Publication information
- Publisher: DC comics
- First appearance: Metal Men #6 (February 1964)

In-story information
- Member(s): Oxygen Helium Chloroform Carbon Monoxide Carbon Dioxide

= Gas Gang =

DC Comics group

The Gas Gang were a group of short-lived fictional robots in DC Comics. They first appeared in Metal Men #6.

==Fictional team history==
After dislodging a meteor from his ship's hull and rescuing Platinum, Will Magnus had his spacesuit perforated by cosmic rays. The effect was that during their return trip to Earth, Magnus became a robot himself. After the Metal Men disobeyed orders and rescued the ship, Magnus threatened to melt down his creations. The Metal Men lock Magnus in his lab and began experimenting on ways to make him human again. Magnus creates a new group of robots, the Gas Gang, who are based on and named for types of gas. As Helium corners the Metal Men, Platinum gets Gold to repeat the experiment, transforming himself into a large cage and trapping the Gas Gang. After connecting himself to high-voltage conductors, Gold melts the Gas Gang and converts them all to steam. Magnus is also inside Gold during the process, which restores him to his human form.

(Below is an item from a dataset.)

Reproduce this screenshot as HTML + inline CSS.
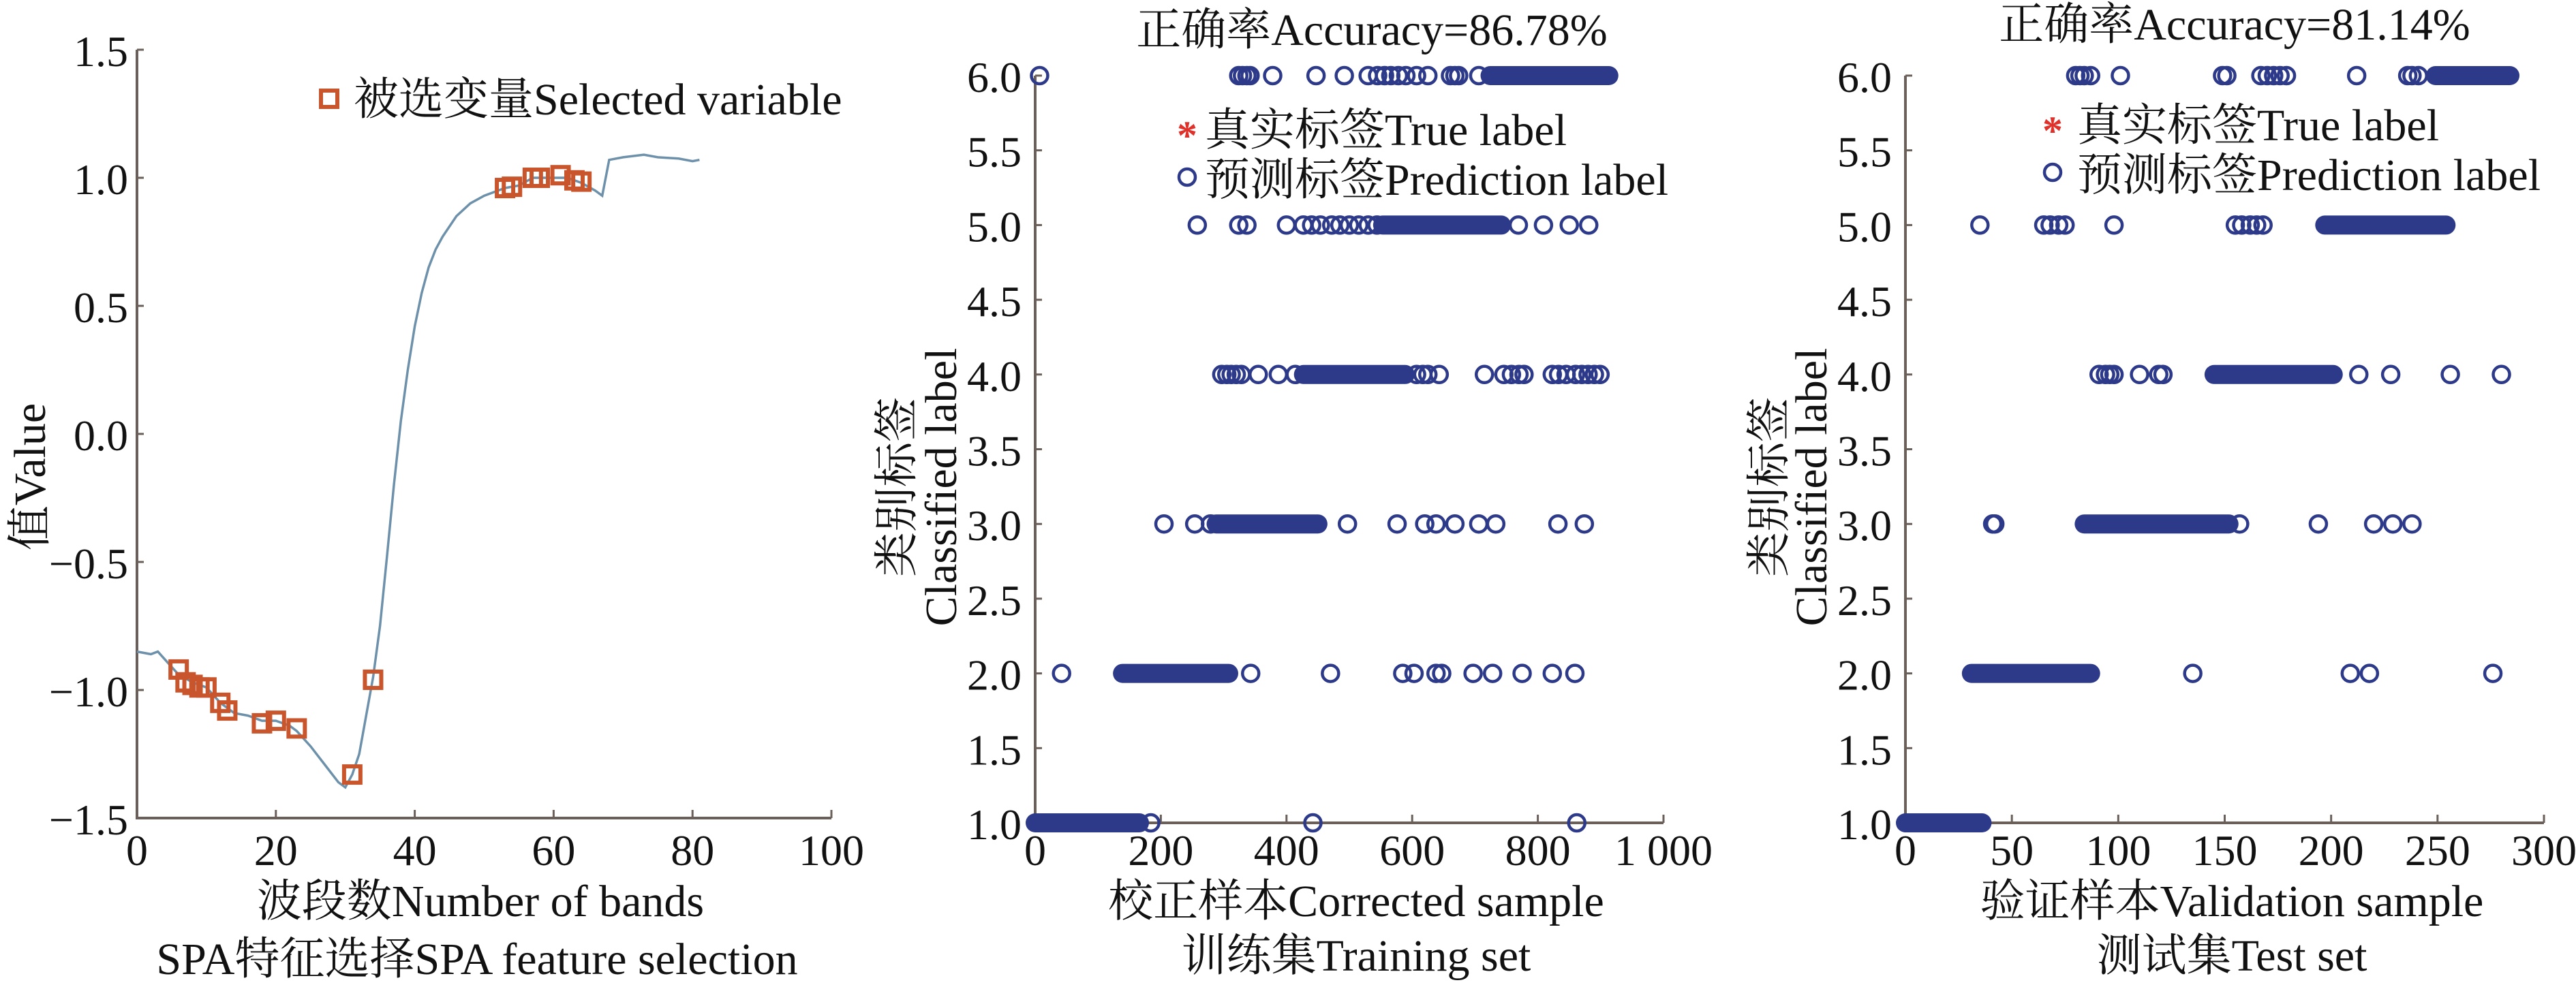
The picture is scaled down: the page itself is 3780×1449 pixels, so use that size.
<!DOCTYPE html>
<html><head><meta charset="utf-8"><style>
html,body{margin:0;padding:0;background:#fff;width:3780px;height:1449px;overflow:hidden}
svg{display:block}
text{font-family:"Liberation Serif","Noto Serif CJK SC",serif;fill:#111}
</style></head><body>
<svg id="s" width="3780" height="1449" xmlns="http://www.w3.org/2000/svg">
<g font-size="66">
<text x="705" y="1345" text-anchor="middle">波段数Number of bands</text>
<text x="700" y="1430" text-anchor="middle">SPA特征选择SPA feature selection</text>
<text transform="translate(66,700) rotate(-90)" text-anchor="middle">值Value</text>
<text x="519" y="168">被选变量Selected variable</text>
<text x="2013" y="66" text-anchor="middle">正确率Accuracy=86.78%</text>
<text x="1768" y="213">真实标签True label</text>
<text x="1768" y="286">预测标签Prediction label</text>
<text transform="translate(1338,715) rotate(-90)" text-anchor="middle">类别标签</text>
<text transform="translate(1403,715) rotate(-90)" text-anchor="middle">Classified label</text>
<text x="1990" y="1345" text-anchor="middle">校正样本Corrected sample</text>
<text x="1990" y="1425" text-anchor="middle">训练集Training set</text>
<text x="3279" y="58" text-anchor="middle">正确率Accuracy=81.14%</text>
<text x="3048" y="206">真实标签True label</text>
<text x="3048" y="279">预测标签Prediction label</text>
<text transform="translate(2618,715) rotate(-90)" text-anchor="middle">类别标签</text>
<text transform="translate(2680,715) rotate(-90)" text-anchor="middle">Classified label</text>
<text x="3275" y="1345" text-anchor="middle">验证样本Validation sample</text>
<text x="3275" y="1425" text-anchor="middle">测试集Test set</text>
</g>
<g id="dyn"></g>
</svg>
<script>
var g=document.getElementById("dyn"),h="";
var AX="#6b5f5a",NAV="#2d3a8a",OR="#c9552c";
function line(x1,y1,x2,y2,c,w){h+='<line x1="'+x1+'" y1="'+y1+'" x2="'+x2+'" y2="'+y2+'" stroke="'+c+'" stroke-width="'+w+'"/>';}
function txt(x,y,s,a){h+='<text x="'+x+'" y="'+y+'" font-size="64" text-anchor="'+a+'">'+s+'</text>';}
var X0=201,X1=1220,Y0=637,U=376;
function px1(x){return X0+x*(X1-X0)/100;} function py1(y){return Y0-y*U;}
line(X0,py1(1.5),X0,py1(-1.5)+2,AX,4);line(X0,py1(-1.5),X1,py1(-1.5),AX,4);
[1.5,1,0.5,0,-0.5,-1,-1.5].forEach(function(v){var y=py1(v);line(X0,y,X0+10,y,AX,3);
 txt(188,y+24,(v<0?"−":"")+Math.abs(v).toFixed(1),"end");});
[0,20,40,60,80,100].forEach(function(v){var x=px1(v);line(x,py1(-1.5),x,py1(-1.5)-12,AX,3);txt(x,1270,v,"middle");});
var cur=[[0,-0.85],[2,-0.86],[3,-0.85],[5,-0.91],[6,-0.94],[8,-0.97],[10,-0.99],[12,-1.05],[14,-1.09],[16,-1.1],[18,-1.12],[20,-1.12],[22,-1.14],[23,-1.16],[25,-1.22],[27,-1.29],[29,-1.36],[30,-1.38],[31,-1.33],[32,-1.25],[33,-1.1],[34,-0.95],[35,-0.75],[36,-0.48],[37,-0.2],[38,0.05],[39,0.25],[40,0.42],[41,0.55],[42,0.65],[43,0.72],[44,0.77],[46,0.85],[48,0.9],[50,0.93],[53,0.96],[55,0.97],[57,1.0],[60,1.0],[62,1.0],[64,0.98],[66,0.95],[67,0.93],[68,1.07],[70,1.08],[73,1.09],[75,1.08],[78,1.075],[80,1.065],[81,1.07]];
h+='<polyline fill="none" stroke="#6d91aa" stroke-width="3.5" points="'+cur.map(function(p){return px1(p[0]).toFixed(1)+","+py1(p[1]).toFixed(1)}).join(" ")+'"/>';
[[6,-0.92],[7,-0.97],[8,-0.98],[9,-0.99],[10,-0.99],[12,-1.05],[13,-1.08],[18,-1.13],[20,-1.12],[23,-1.15],[31,-1.33],[34,-0.96],[53,0.96],[54,0.965],[57,1.0],[58,1.0],[61,1.01],[63,0.99],[64,0.985]].forEach(function(p){
 h+='<rect x="'+(px1(p[0])-12)+'" y="'+(py1(p[1])-12)+'" width="24" height="24" fill="none" stroke="'+OR+'" stroke-width="6"/>';});
h+='<rect x="471" y="133" width="24" height="24" fill="none" stroke="'+OR+'" stroke-width="6"/>';
function panel(XA,XB,max,ticks,labfn,lblx,data){
 var YT=111,YB=1208;function py(v){return YB-(v-1)*(YB-YT)/5;}function px(v){return XA+v*(XB-XA)/max;}
 line(XA,YT,XA,YB,AX,4);line(XA,YB,XB,YB,AX,4);
 for(var v=1;v<=6.001;v+=0.5){var y=py(v);line(XA,y,XA+10,y,AX,3);txt(lblx,y+24,v.toFixed(1),"end");}
 ticks.forEach(function(t){var x=px(t);line(x,YB,x,YB-12,AX,3);txt(x,1270,labfn(t),"middle");});
 data.forEach(function(row){var y=py(row[0]);row[1].forEach(function(e){
  if(typeof e==="number"){h+='<circle cx="'+px(e)+'" cy="'+y+'" r="12" fill="none" stroke="'+NAV+'" stroke-width="4.5"/>';}
  else{var a=px(e[0]),b=px(e[1]);
   h+='<rect x="'+(a-14)+'" y="'+(y-14)+'" width="'+(b-a+28)+'" height="28" rx="14" fill="'+NAV+'"/>';}
 });});
}
panel(1519,2441,1000,[0,200,400,600,800,1000],function(t){return t==1000?"1 000":t},1499,[
 [6,[7,324,330,337,342,378,447,492,530,545,556,566,578,590,607,625,661,668,674,706,[724,913]]],
 [5,[258,324,337,400,427,440,454,472,485,500,515,530,544,[553,742],769,809,850,881]],
 [4,[297,305,312,320,328,355,387,414,[427,589],607,617,625,643,715,746,758,770,778,823,833,845,860,870,880,890,899]],
 [3,[205,254,279,[288,450],497,576,620,638,668,706,733,832,874]],
 [2,[42,[139,308],343,470,585,603,638,647,697,728,775,823,859]],
 [1,[[0,166],184,442,862]]
]);
panel(2796,3733,300,[0,50,100,150,200,250,300],function(t){return t},2776,[
 [6,[80,82,84,87,101,149,151,167,170,173,176,179,212,236,238,241,[249,284]]],
 [5,[35,65,68,72,75,98,155,158,162,165,168,[197,254]]],
 [4,[91,94,96,98,110,119,121,[145,201],213,228,256,280]],
 [3,[41,42,[84,152],157,194,220,229,238]],
 [2,[[31,87],135,209,218,276]],
 [1,[[0,36]]]
]);
function star(x,y){h+='<text x="'+x+'" y="'+(y+26)+'" font-size="60" text-anchor="middle" style="fill:#e0302a" font-weight="bold">*</text>';}
star(1742,193);star(3012,186);
h+='<circle cx="1742" cy="260" r="12" fill="none" stroke="'+NAV+'" stroke-width="4.5"/>';
h+='<circle cx="3012" cy="253" r="12" fill="none" stroke="'+NAV+'" stroke-width="4.5"/>';
g.innerHTML=h;
</script>
</body></html>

The Gas Gang are rebuilt when the Metal Men return from a space mission, having been fused into a single body and rendered mentally unstable. Carrying out Magnus' instructions to defeat the Metal Men Collective and then bring them to him, the Gas Gang turn against Magnus and try to kill him. Once again, they are defeated and eradicated.

==Members==
- Oxygen: An oxygen tank.
- Helium: A rubberized container that can expand.
- Carbon Monoxide: A lit Bunsen Burner with a fiery head.
- Chloroform: A cylindrical tank perforated with holes from which it emits gas.
- Carbon Dioxide: An anthropomorphic dry ice crystal.

==In other media==
The Gas Gang appear in the Batman: The Brave and the Bold episode "Clash of the Metal Men!", consisting of Oxygen (voiced by Brian Bloom), Carbon Dioxide (Hynden Walch), Helium (Bill Fagerbakke), Chloroform - who has no dialogue - and series original characters Hydrogen (Lex Lang) and Nitrogen, the latter of whom also has no dialogue. This version of the Gas Gang consisted of former colleagues of Milton Magnus who were presumed dead while working on a gas designed to trigger volcanic eruptions, which turned them into gaseous beings. In the present, the Gas Gang kidnap Magnus and coerce him into building robot bodies to contain them until they are thwarted by Batman and the Metal Men. During the subsequent battle, Batman accidentally merges the Gas Gang into a lethal gas cloud before destroying them with the Batplane.